In her thesis, Zilm included an image taken from an 1858 issue of the Victoria Gazette in which Kierski’s first initial is shown as “L.” But flipping through the original pages of the Gazette at UBC Rare Books and Special Collections (a marvellous experience that I highly recommend), I discovered that his initial appears as a “W” in all later instances. Hmmm.
With the “Wm.” to work from (see the above ad), presumably short for “William,” I started googling and trying every source I could think of. Soon I found evidence of Kierski & Brother, booksellers and stationers in San Joaquin County, California, around the same period. It couldn’t be a coincidence, I thought.
Kierski & Brother, I then learned, were William and John S. Kierski, immigrants of Prussia who started their American lives in New York before setting up shop in Stockton, California, in about 1856 (2).
No mention of a stint in Victoria, though.
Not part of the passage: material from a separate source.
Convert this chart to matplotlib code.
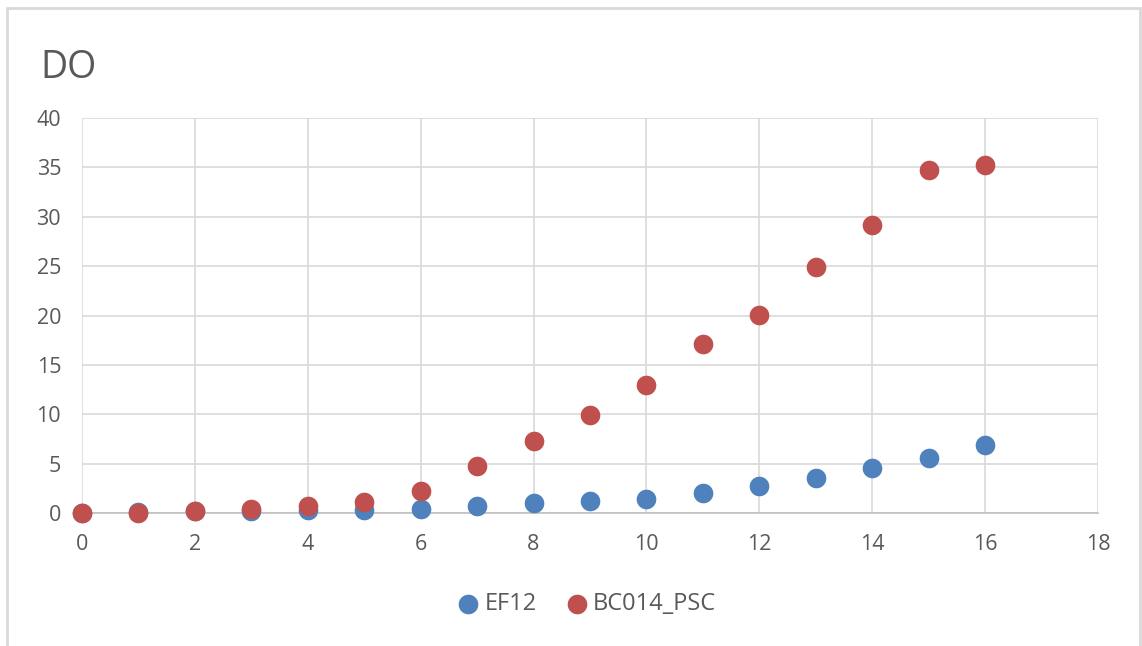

Fast-forward over months of periodic yet unsuccessful searches for more information, and a grainy online image from an October 1858 issue of the San Joaquin Republican finally provided the missing link. William Kierski’s time in Victoria had been brief (about four months), but there is no doubt that the Stockton bookseller is the same person as the first bookstore owner in Victoria:
“BACK AGAIN,” the article reads. “Our old neighbor, Mr. Wm. Kierski, has returned from Fraser river, or rather Victoria, where he has been engaged in business for some months. He went at the right time, and has done a good business as a newspaper dealer, and what is more, had wit enough to sell and return at the right time. Mr. Kierski brings some eight or ten ounces of the different varieties of gold dug from Hill’s, [unclear] and Murderer’s Bars. The specimens are [unclear], though not as bright as the gold dug upon the lower bars in this State. He intends to return when he learns of the discovery of dry diggings and [coarse?] gold. The only specimens of the latter that he has seen in that country are the [unclear] stamped with an American eagle.”
The sale referred to above of Kierski’s Victoria business was to T.N. Hibben, whom the Victoria Gazette announced as the successor to W. Kierski on October 9, 1858. The San Joaquin Republican may have felt that their man Kierski was wise to get out of Victoria when he did, but Thomas Napier Hibben would go on to become the premier bookseller in British Columbia for the next several decades.
Meanwhile, William and John Kierski remained in the book and stationery business in Stockton until at least 1875, judging by ads in the San Joaquin Republican. They also published a number of maps, such as Map of the City of Stockton and Environs in 1861 and A Map of the Seat of the War in Europe in 1866 (3). There is no evidence to suggest that either of them ever returned to Victoria for those “dry diggings.” John died in 1894 (4) and William in 1903 (5).
(1) Glennis Zilm, “An Overview of Trade Book Publishing in British Columbia in the 1800s with Checklists and Selected Bibliography related to British Columbiana” (master’s thesis, Simon Fraser University, 1981), 59.
(2) Peter E. Palmquist and Thomas R. Kailbourn, Pioneer Photographers of the Far West: A Biographical Dictionary, 1840-1865 (Palo Alto: Stanford University Press, 2002), 349.
(4) Obituary in San Francisco Chronicle (May 30, 1894): 10.
(5) Obituary in San Francisco Chronicle (July 23, 1903): 10.